Short problem: Each line from the top of the listing through the one holding "y_tick_values = [-20, -10, 0, 10, 20, 30, 40, 50]" should be restated word for word, with nothing added and no pictures.

..............................

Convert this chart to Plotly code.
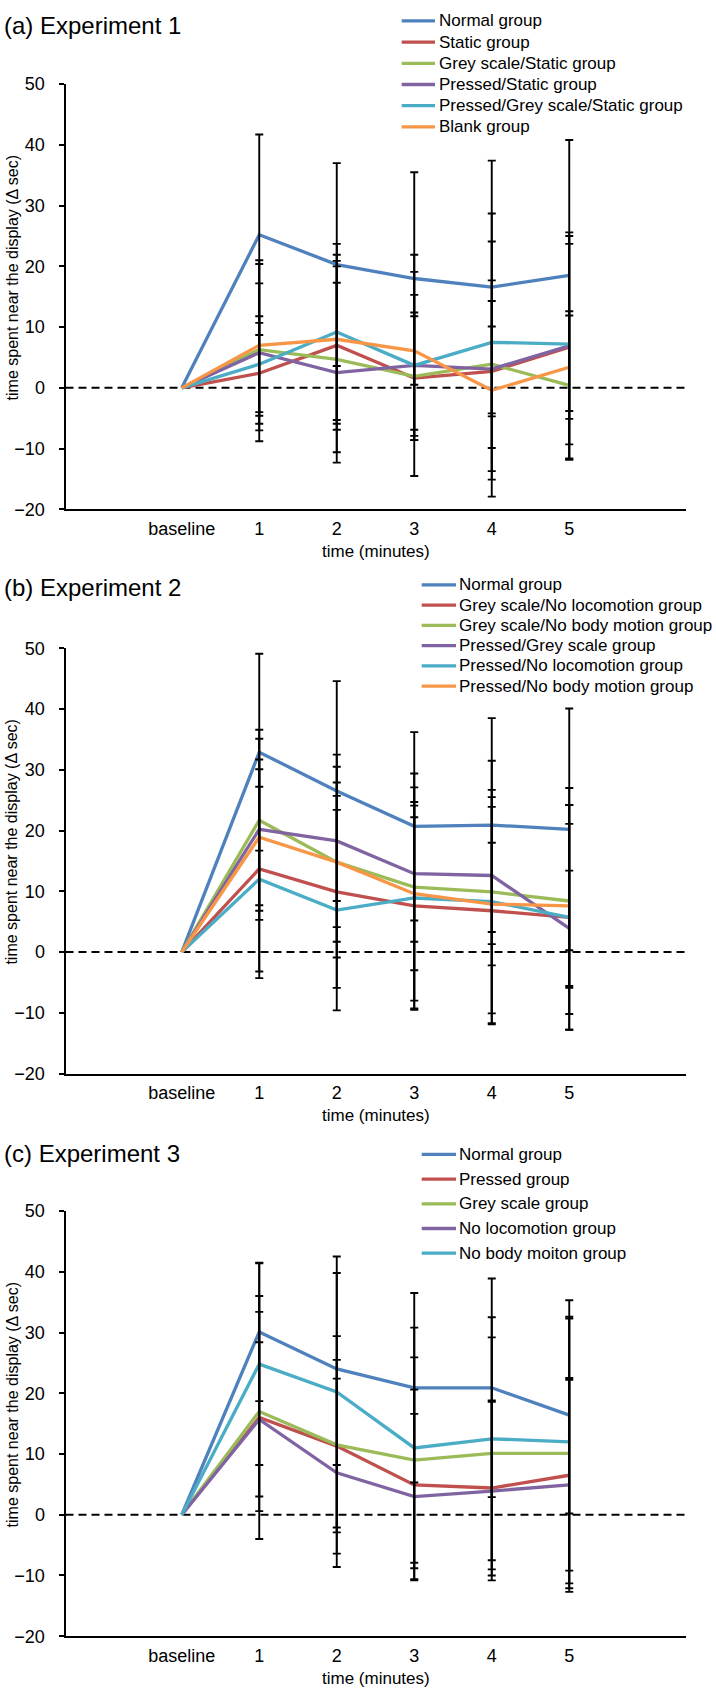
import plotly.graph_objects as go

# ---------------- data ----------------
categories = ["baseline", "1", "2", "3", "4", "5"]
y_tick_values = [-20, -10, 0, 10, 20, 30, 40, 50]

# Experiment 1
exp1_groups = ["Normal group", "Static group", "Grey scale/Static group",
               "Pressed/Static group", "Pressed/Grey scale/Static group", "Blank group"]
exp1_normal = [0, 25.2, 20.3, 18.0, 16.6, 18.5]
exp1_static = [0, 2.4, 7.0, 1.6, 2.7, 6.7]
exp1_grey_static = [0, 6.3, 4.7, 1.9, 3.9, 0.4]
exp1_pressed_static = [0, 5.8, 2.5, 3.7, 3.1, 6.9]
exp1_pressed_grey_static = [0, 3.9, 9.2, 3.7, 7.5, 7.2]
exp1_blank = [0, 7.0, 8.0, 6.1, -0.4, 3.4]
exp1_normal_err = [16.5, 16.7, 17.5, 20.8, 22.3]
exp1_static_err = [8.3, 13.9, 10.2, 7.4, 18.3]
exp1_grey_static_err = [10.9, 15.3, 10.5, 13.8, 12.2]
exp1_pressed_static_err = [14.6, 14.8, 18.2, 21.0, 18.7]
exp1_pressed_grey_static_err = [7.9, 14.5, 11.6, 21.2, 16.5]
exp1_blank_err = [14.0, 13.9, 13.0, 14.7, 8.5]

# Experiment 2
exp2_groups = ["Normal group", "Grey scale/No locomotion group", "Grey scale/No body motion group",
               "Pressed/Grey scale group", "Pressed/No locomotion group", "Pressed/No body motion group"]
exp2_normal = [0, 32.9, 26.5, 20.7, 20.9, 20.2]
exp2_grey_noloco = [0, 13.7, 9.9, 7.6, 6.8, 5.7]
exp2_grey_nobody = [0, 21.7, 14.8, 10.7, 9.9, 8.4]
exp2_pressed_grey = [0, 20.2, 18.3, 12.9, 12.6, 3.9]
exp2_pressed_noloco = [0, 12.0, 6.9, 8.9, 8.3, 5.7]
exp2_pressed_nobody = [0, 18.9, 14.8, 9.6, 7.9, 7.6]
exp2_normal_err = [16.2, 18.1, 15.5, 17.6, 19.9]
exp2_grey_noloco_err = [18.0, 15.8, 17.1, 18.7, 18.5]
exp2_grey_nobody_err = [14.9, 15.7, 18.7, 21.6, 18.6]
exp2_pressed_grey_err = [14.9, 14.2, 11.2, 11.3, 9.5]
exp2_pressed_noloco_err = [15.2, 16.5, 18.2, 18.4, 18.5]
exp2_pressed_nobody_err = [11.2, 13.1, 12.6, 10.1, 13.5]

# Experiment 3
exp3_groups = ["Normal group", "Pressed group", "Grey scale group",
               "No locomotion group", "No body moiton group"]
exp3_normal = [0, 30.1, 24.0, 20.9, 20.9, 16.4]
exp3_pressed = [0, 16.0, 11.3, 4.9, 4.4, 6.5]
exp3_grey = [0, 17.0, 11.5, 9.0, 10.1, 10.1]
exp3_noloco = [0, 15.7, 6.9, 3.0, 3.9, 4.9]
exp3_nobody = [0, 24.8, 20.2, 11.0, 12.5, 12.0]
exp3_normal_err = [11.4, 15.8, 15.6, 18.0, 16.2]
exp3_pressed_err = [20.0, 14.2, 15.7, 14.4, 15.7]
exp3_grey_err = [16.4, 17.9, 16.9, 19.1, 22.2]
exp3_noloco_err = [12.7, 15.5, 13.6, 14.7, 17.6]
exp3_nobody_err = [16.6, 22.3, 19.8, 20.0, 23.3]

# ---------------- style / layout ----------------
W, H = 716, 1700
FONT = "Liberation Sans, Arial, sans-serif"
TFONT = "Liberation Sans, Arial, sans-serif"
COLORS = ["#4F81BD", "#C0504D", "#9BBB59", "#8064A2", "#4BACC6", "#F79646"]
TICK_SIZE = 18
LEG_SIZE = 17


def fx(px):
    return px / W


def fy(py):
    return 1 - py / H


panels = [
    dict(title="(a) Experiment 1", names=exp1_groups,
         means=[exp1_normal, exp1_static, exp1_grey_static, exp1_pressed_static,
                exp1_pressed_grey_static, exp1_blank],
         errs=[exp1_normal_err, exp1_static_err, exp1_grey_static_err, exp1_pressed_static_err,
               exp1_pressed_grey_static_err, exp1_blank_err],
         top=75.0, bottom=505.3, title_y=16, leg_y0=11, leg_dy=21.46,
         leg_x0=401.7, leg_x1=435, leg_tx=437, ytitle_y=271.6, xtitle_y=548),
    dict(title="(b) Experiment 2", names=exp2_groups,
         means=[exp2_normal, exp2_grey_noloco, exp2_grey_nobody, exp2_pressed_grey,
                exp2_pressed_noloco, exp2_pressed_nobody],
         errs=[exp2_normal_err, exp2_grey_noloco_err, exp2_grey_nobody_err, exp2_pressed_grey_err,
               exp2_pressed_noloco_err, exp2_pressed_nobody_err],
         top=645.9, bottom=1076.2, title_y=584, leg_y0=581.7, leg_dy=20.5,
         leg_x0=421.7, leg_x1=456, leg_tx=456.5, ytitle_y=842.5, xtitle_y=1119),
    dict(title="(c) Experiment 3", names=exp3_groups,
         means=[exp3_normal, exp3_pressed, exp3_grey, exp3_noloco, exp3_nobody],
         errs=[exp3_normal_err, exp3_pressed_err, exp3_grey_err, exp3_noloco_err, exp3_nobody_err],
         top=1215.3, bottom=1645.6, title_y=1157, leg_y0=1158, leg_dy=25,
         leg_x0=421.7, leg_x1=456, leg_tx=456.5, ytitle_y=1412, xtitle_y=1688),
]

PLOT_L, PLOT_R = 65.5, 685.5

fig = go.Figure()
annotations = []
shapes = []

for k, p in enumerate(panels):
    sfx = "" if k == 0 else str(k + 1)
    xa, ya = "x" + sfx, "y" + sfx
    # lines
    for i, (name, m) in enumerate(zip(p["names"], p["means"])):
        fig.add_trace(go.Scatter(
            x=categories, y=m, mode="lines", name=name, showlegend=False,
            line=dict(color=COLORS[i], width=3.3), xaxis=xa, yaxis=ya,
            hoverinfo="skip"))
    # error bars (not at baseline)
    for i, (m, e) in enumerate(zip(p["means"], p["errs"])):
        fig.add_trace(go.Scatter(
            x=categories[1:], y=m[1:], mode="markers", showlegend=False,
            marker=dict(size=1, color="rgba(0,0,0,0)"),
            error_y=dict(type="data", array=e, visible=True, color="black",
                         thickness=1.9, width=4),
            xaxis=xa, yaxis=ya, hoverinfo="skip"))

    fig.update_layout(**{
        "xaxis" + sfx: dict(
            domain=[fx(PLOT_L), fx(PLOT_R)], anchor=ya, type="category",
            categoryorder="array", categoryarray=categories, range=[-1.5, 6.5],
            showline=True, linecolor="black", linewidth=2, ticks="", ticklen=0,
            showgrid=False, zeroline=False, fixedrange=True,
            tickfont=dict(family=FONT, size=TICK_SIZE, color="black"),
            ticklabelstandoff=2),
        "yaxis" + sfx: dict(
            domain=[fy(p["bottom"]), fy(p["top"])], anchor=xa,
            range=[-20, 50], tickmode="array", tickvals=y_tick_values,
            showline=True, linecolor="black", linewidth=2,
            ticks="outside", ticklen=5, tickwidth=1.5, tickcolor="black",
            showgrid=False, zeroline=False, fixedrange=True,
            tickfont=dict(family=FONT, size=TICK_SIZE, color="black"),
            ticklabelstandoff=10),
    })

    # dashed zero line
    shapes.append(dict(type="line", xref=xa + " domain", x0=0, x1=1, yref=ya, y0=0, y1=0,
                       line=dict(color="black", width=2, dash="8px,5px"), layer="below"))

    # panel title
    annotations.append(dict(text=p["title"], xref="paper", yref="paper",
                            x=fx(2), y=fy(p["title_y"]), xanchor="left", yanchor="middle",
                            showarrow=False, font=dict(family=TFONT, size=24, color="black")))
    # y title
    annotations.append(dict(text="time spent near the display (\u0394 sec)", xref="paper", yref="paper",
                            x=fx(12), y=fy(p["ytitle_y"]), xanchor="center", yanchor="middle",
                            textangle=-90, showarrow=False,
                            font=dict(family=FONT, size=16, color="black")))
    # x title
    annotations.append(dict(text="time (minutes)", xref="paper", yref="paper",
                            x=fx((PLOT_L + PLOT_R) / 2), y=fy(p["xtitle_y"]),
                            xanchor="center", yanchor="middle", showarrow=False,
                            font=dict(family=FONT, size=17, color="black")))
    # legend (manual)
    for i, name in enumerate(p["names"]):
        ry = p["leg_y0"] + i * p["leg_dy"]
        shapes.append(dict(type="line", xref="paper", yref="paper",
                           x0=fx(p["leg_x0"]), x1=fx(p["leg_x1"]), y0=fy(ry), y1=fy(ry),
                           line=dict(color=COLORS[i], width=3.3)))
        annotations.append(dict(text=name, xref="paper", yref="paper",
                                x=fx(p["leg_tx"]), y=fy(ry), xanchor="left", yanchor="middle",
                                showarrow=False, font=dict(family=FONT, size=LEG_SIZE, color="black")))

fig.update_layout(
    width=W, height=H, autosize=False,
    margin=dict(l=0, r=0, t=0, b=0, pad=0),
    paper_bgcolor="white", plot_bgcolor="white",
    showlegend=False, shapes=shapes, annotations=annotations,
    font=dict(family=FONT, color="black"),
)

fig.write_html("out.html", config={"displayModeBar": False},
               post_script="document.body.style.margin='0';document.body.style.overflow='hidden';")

..............................

Answer to the exercise:
Convert this chart to Plotly code.
import plotly.graph_objects as go

# ---------------- data ----------------
categories = ["baseline", "1", "2", "3", "4", "5"]
y_tick_values = [-20, -10, 0, 10, 20, 30, 40, 50]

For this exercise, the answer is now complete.